In terms of what you can actually do in this asylum, there is no fighting mechanic whatsoever. If there is anything out to get you, there is only one solution, and that's to run and hide. It’s this mechanic that proves the most nerve-racking. The basic flow of Outlast revolves around moving from one area to the next, usually hiding from a single insane enemy in the ultimate game of cat and mouse. The shadows will ultimately be your friend as you dash haphazardly from one locale to the next, with an array of murders pounding down corridors behind you, breathing down your neck as you seek refuge.

The audio in Outlast is undoubtedly its strongest card. Put on a decent pair of headphones and start playing this and I can almost guarantee you'll wish they did Pamper's nappies in adult sizes. The environmental noises are enough to send a chill up your spine, with creaking floorboards, ambient muttering, distant wailing, shuffling of feet and clanking of chains. All of these noises eat away at your already frayed nerves, sending you spinning around trying to attempt the location of imminent terror. On more than once occasion the shuffling of feet was enough to send me scampering across the asylum in a blind panic, more often than not running straight into the exact trouble I was trying to avoid, the music exploding with a staccato of discordant strings.. The worst times though, are those when it's completely silent. You know something awful is just around the corner, that things are just that little bit too quiet. It's these moments where it makes it genuinely a challenge to continue moving forward, facing the fear of what's the other side of that ajar door. 

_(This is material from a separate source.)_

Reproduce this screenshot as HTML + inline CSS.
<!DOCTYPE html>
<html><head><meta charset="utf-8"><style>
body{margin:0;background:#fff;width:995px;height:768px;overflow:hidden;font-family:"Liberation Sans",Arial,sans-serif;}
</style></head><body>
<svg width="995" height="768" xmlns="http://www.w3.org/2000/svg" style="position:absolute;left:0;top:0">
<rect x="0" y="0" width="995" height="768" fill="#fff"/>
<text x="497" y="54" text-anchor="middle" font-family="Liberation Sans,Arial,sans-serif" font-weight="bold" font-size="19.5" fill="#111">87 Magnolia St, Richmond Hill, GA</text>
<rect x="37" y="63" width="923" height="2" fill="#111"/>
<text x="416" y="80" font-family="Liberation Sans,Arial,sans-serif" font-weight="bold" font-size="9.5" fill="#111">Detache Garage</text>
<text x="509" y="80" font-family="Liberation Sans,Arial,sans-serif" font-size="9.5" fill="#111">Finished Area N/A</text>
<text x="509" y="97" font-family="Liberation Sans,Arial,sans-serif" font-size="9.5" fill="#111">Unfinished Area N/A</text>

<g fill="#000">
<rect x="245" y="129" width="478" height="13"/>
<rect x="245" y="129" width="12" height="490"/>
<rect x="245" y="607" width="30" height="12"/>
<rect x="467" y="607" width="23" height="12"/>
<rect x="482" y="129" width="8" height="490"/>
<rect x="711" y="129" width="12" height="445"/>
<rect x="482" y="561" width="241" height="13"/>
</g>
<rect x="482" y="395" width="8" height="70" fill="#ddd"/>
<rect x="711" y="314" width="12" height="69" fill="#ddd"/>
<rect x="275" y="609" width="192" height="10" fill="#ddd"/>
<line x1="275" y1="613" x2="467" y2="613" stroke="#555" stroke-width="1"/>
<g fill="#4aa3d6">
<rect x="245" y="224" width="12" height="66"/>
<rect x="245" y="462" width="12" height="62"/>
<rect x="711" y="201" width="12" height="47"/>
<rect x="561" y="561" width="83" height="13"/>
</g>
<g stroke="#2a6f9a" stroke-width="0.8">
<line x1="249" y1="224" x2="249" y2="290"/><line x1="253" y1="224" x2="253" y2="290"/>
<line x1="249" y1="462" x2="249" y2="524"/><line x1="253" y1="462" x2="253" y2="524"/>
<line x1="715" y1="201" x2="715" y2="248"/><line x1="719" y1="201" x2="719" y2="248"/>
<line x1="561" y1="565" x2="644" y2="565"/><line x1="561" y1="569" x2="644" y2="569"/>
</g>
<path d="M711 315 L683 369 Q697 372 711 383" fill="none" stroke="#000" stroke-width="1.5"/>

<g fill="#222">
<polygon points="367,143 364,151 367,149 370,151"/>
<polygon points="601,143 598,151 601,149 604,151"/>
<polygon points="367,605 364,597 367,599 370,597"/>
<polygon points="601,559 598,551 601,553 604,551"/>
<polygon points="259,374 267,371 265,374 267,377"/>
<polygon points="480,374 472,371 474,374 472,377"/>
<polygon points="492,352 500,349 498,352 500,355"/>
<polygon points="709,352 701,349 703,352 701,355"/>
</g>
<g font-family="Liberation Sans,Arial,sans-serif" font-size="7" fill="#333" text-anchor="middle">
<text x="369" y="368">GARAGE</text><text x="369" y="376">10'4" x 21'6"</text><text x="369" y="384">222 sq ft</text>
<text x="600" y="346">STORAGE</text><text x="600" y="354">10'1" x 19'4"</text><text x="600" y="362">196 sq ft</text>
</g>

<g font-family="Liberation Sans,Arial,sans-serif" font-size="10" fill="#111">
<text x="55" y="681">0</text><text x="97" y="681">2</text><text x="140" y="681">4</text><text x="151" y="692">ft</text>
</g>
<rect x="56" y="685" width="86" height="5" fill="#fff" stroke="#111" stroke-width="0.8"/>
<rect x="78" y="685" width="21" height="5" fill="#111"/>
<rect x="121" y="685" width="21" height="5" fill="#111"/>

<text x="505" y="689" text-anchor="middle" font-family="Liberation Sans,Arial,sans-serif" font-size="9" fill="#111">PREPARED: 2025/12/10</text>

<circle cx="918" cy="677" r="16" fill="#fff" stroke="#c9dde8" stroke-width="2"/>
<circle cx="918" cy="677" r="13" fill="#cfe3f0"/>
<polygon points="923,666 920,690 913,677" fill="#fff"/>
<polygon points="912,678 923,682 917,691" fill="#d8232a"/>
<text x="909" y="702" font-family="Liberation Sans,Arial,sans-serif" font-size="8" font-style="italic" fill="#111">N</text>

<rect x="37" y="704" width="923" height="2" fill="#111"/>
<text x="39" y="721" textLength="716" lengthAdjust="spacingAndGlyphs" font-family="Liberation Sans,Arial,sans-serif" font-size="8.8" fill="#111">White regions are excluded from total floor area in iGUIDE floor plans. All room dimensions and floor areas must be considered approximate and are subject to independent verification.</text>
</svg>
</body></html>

Outlast is a five-hour or so experience that begins to lose its scare-factor the further in you get, occasionally falling into the classic trap of showing you too much. The campaign is generally well-paced but by the time the ending starts to roll around you'll no doubt be ready to finish this game and put it to one side, most likely permanently. The almost on-rails experience is extremely scripted and linear, something that doesn't hold up well when attempting sequences repeatedly or bode well for future playthroughs.

Over the course of this review it became clear to me that unlike the majority of video games, Outlast is in no way designed to be fun. For me at least, it was an ordeal, something I felt compelled to go through but I had no idea why. It is oppressive and morbid, maniipulating common fears of imprisonment, isolation and madness. From the moment you step out of your car at the beginning you will yearn to get back in it and scramble away to safety.  I guess at least that’s the very aim of horror. Outlast is memorable and gripping, but Outlast is also guilty of being a one-trick pony with little to offer beneath its terrifying surface. Once you’ve blasted through it once there really is no need to revisit it, the curtain’s been pulled back and the puppeteers at work are laid bare for all to see.